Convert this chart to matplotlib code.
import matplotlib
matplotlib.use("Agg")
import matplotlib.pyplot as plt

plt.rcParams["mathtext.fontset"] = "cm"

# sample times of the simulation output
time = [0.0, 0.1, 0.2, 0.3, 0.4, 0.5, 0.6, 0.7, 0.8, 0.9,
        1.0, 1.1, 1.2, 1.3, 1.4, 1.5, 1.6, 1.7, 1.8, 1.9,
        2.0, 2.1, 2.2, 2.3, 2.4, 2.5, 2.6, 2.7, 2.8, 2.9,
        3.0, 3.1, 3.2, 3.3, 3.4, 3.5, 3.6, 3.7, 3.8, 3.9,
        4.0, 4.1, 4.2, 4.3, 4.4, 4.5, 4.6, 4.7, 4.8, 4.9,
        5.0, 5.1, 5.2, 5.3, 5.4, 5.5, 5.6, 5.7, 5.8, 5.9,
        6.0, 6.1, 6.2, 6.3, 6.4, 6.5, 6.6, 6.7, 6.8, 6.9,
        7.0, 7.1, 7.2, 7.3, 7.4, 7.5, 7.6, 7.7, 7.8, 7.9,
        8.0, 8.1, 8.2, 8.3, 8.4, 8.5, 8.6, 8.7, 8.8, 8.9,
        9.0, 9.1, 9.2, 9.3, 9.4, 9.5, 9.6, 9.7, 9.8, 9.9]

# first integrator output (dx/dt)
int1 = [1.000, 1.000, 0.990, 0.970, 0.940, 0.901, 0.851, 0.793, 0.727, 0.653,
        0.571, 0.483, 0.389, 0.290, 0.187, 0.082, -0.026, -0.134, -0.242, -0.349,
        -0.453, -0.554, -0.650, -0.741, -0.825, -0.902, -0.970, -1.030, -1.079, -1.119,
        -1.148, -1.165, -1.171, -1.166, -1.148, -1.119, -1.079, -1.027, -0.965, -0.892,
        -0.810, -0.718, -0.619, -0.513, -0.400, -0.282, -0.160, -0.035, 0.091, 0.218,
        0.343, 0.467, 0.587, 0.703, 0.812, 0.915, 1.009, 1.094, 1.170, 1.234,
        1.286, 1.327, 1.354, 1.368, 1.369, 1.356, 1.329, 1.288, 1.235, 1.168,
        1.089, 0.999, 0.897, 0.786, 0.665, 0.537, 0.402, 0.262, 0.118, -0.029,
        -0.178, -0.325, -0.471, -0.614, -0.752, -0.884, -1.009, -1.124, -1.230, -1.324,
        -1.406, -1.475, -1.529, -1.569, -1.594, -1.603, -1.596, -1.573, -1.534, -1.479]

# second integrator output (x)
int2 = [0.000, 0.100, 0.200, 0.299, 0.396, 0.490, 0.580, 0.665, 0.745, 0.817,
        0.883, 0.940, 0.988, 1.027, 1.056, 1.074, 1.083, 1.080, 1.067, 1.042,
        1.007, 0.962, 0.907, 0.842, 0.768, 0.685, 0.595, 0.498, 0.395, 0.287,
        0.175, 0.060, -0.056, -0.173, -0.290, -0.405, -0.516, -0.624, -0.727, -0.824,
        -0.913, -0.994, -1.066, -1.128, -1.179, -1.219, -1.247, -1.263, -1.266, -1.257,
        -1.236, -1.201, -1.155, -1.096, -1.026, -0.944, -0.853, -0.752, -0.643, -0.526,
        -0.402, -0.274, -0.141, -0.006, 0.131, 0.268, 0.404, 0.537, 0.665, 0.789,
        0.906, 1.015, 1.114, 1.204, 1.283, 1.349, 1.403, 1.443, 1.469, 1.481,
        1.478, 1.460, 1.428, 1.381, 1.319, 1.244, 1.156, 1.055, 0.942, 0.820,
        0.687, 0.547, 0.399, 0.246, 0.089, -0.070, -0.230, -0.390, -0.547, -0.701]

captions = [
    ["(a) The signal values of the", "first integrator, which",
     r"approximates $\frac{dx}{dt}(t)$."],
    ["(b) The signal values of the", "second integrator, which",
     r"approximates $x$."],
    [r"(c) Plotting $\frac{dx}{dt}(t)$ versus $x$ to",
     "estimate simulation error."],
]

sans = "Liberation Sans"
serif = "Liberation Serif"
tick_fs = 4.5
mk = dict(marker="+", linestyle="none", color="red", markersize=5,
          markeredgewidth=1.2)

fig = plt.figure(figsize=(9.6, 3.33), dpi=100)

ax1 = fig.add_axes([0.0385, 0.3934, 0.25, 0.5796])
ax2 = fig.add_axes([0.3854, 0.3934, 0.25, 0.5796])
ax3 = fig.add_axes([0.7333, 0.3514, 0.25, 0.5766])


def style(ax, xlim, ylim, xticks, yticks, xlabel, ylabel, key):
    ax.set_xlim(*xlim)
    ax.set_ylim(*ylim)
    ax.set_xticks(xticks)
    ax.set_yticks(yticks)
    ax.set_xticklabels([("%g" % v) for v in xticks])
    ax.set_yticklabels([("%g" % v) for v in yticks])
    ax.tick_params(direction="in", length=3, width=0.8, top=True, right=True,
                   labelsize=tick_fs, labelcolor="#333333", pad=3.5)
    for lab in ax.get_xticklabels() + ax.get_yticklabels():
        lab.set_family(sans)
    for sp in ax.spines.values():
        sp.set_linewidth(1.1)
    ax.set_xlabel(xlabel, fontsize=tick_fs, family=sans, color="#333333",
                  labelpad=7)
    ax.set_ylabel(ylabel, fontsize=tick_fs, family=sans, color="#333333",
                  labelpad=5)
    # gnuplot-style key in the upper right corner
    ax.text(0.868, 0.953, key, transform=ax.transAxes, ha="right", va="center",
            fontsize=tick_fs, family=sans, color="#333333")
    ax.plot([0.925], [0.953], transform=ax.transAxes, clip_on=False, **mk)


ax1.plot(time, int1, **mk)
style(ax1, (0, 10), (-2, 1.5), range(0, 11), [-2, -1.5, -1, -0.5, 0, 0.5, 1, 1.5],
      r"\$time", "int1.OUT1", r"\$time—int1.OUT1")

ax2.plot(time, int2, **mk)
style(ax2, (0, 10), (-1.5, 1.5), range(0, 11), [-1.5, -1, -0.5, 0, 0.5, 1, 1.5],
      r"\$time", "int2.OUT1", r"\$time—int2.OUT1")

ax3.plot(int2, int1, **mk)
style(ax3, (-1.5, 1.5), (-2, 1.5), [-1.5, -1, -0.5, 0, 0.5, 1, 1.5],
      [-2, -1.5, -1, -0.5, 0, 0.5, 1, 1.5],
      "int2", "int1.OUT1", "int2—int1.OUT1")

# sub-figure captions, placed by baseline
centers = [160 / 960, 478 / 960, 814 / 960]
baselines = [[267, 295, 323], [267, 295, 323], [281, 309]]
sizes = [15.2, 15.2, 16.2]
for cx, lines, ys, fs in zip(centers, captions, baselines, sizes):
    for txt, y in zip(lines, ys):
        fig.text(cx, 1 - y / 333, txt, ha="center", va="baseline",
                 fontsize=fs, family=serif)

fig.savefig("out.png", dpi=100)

Given instruction: Print all the data exactly.

Written answer:
Convert this chart to matplotlib code.
import matplotlib
matplotlib.use("Agg")
import matplotlib.pyplot as plt

plt.rcParams["mathtext.fontset"] = "cm"

# sample times of the simulation output
time = [0.0, 0.1, 0.2, 0.3, 0.4, 0.5, 0.6, 0.7, 0.8, 0.9,
        1.0, 1.1, 1.2, 1.3, 1.4, 1.5, 1.6, 1.7, 1.8, 1.9,
        2.0, 2.1, 2.2, 2.3, 2.4, 2.5, 2.6, 2.7, 2.8, 2.9,
        3.0, 3.1, 3.2, 3.3, 3.4, 3.5, 3.6, 3.7, 3.8, 3.9,
        4.0, 4.1, 4.2, 4.3, 4.4, 4.5, 4.6, 4.7, 4.8, 4.9,
        5.0, 5.1, 5.2, 5.3, 5.4, 5.5, 5.6, 5.7, 5.8, 5.9,
        6.0, 6.1, 6.2, 6.3, 6.4, 6.5, 6.6, 6.7, 6.8, 6.9,
        7.0, 7.1, 7.2, 7.3, 7.4, 7.5, 7.6, 7.7, 7.8, 7.9,
        8.0, 8.1, 8.2, 8.3, 8.4, 8.5, 8.6, 8.7, 8.8, 8.9,
        9.0, 9.1, 9.2, 9.3, 9.4, 9.5, 9.6, 9.7, 9.8, 9.9]

# first integrator output (dx/dt)
int1 = [1.000, 1.000, 0.990, 0.970, 0.940, 0.901, 0.851, 0.793, 0.727, 0.653,
        0.571, 0.483, 0.389, 0.290, 0.187, 0.082, -0.026, -0.134, -0.242, -0.349,
        -0.453, -0.554, -0.650, -0.741, -0.825, -0.902, -0.970, -1.030, -1.079, -1.119,
        -1.148, -1.165, -1.171, -1.166, -1.148, -1.119, -1.079, -1.027, -0.965, -0.892,
        -0.810, -0.718, -0.619, -0.513, -0.400, -0.282, -0.160, -0.035, 0.091, 0.218,
        0.343, 0.467, 0.587, 0.703, 0.812, 0.915, 1.009, 1.094, 1.170, 1.234,
        1.286, 1.327, 1.354, 1.368, 1.369, 1.356, 1.329, 1.288, 1.235, 1.168,
        1.089, 0.999, 0.897, 0.786, 0.665, 0.537, 0.402, 0.262, 0.118, -0.029,
        -0.178, -0.325, -0.471, -0.614, -0.752, -0.884, -1.009, -1.124, -1.230, -1.324,
        -1.406, -1.475, -1.529, -1.569, -1.594, -1.603, -1.596, -1.573, -1.534, -1.479]

# second integrator output (x)
int2 = [0.000, 0.100, 0.200, 0.299, 0.396, 0.490, 0.580, 0.665, 0.745, 0.817,
        0.883, 0.940, 0.988, 1.027, 1.056, 1.074, 1.083, 1.080, 1.067, 1.042,
        1.007, 0.962, 0.907, 0.842, 0.768, 0.685, 0.595, 0.498, 0.395, 0.287,
        0.175, 0.060, -0.056, -0.173, -0.290, -0.405, -0.516, -0.624, -0.727, -0.824,
        -0.913, -0.994, -1.066, -1.128, -1.179, -1.219, -1.247, -1.263, -1.266, -1.257,
        -1.236, -1.201, -1.155, -1.096, -1.026, -0.944, -0.853, -0.752, -0.643, -0.526,
        -0.402, -0.274, -0.141, -0.006, 0.131, 0.268, 0.404, 0.537, 0.665, 0.789,
        0.906, 1.015, 1.114, 1.204, 1.283, 1.349, 1.403, 1.443, 1.469, 1.481,
        1.478, 1.460, 1.428, 1.381, 1.319, 1.244, 1.156, 1.055, 0.942, 0.820,
        0.687, 0.547, 0.399, 0.246, 0.089, -0.070, -0.230, -0.390, -0.547, -0.701]

captions = [
    ["(a) The signal values of the", "first integrator, which",
     r"approximates $\frac{dx}{dt}(t)$."],
    ["(b) The signal values of the", "second integrator, which",
     r"approximates $x$."],
    [r"(c) Plotting $\frac{dx}{dt}(t)$ versus $x$ to",
     "estimate simulation error."],
]

sans = "Liberation Sans"
serif = "Liberation Serif"
tick_fs = 4.5
mk = dict(marker="+", linestyle="none", color="red", markersize=5,
          markeredgewidth=1.2)

fig = plt.figure(figsize=(9.6, 3.33), dpi=100)

ax1 = fig.add_axes([0.0385, 0.3934, 0.25, 0.5796])
ax2 = fig.add_axes([0.3854, 0.3934, 0.25, 0.5796])
ax3 = fig.add_axes([0.7333, 0.3514, 0.25, 0.5766])


def style(ax, xlim, ylim, xticks, yticks, xlabel, ylabel, key):
    ax.set_xlim(*xlim)
    ax.set_ylim(*ylim)
    ax.set_xticks(xticks)
    ax.set_yticks(yticks)
    ax.set_xticklabels([("%g" % v) for v in xticks])
    ax.set_yticklabels([("%g" % v) for v in yticks])
    ax.tick_params(direction="in", length=3, width=0.8, top=True, right=True,
                   labelsize=tick_fs, labelcolor="#333333", pad=3.5)
    for lab in ax.get_xticklabels() + ax.get_yticklabels():
        lab.set_family(sans)
    for sp in ax.spines.values():
        sp.set_linewidth(1.1)
    ax.set_xlabel(xlabel, fontsize=tick_fs, family=sans, color="#333333",
                  labelpad=7)
    ax.set_ylabel(ylabel, fontsize=tick_fs, family=sans, color="#333333",
                  labelpad=5)
    # gnuplot-style key in the upper right corner
    ax.text(0.868, 0.953, key, transform=ax.transAxes, ha="right", va="center",
            fontsize=tick_fs, family=sans, color="#333333")
    ax.plot([0.925], [0.953], transform=ax.transAxes, clip_on=False, **mk)


ax1.plot(time, int1, **mk)
style(ax1, (0, 10), (-2, 1.5), range(0, 11), [-2, -1.5, -1, -0.5, 0, 0.5, 1, 1.5],
      r"\$time", "int1.OUT1", r"\$time—int1.OUT1")

ax2.plot(time, int2, **mk)
style(ax2, (0, 10), (-1.5, 1.5), range(0, 11), [-1.5, -1, -0.5, 0, 0.5, 1, 1.5],
      r"\$time", "int2.OUT1", r"\$time—int2.OUT1")

ax3.plot(int2, int1, **mk)
style(ax3, (-1.5, 1.5), (-2, 1.5), [-1.5, -1, -0.5, 0, 0.5, 1, 1.5],
      [-2, -1.5, -1, -0.5, 0, 0.5, 1, 1.5],
      "int2", "int1.OUT1", "int2—int1.OUT1")

# sub-figure captions, placed by baseline
centers = [160 / 960, 478 / 960, 814 / 960]
baselines = [[267, 295, 323], [267, 295, 323], [281, 309]]
sizes = [15.2, 15.2, 16.2]
for cx, lines, ys, fs in zip(centers, captions, baselines, sizes):
    for txt, y in zip(lines, ys):
        fig.text(cx, 1 - y / 333, txt, ha="center", va="baseline",
                 fontsize=fs, family=serif)

fig.savefig("out.png", dpi=100)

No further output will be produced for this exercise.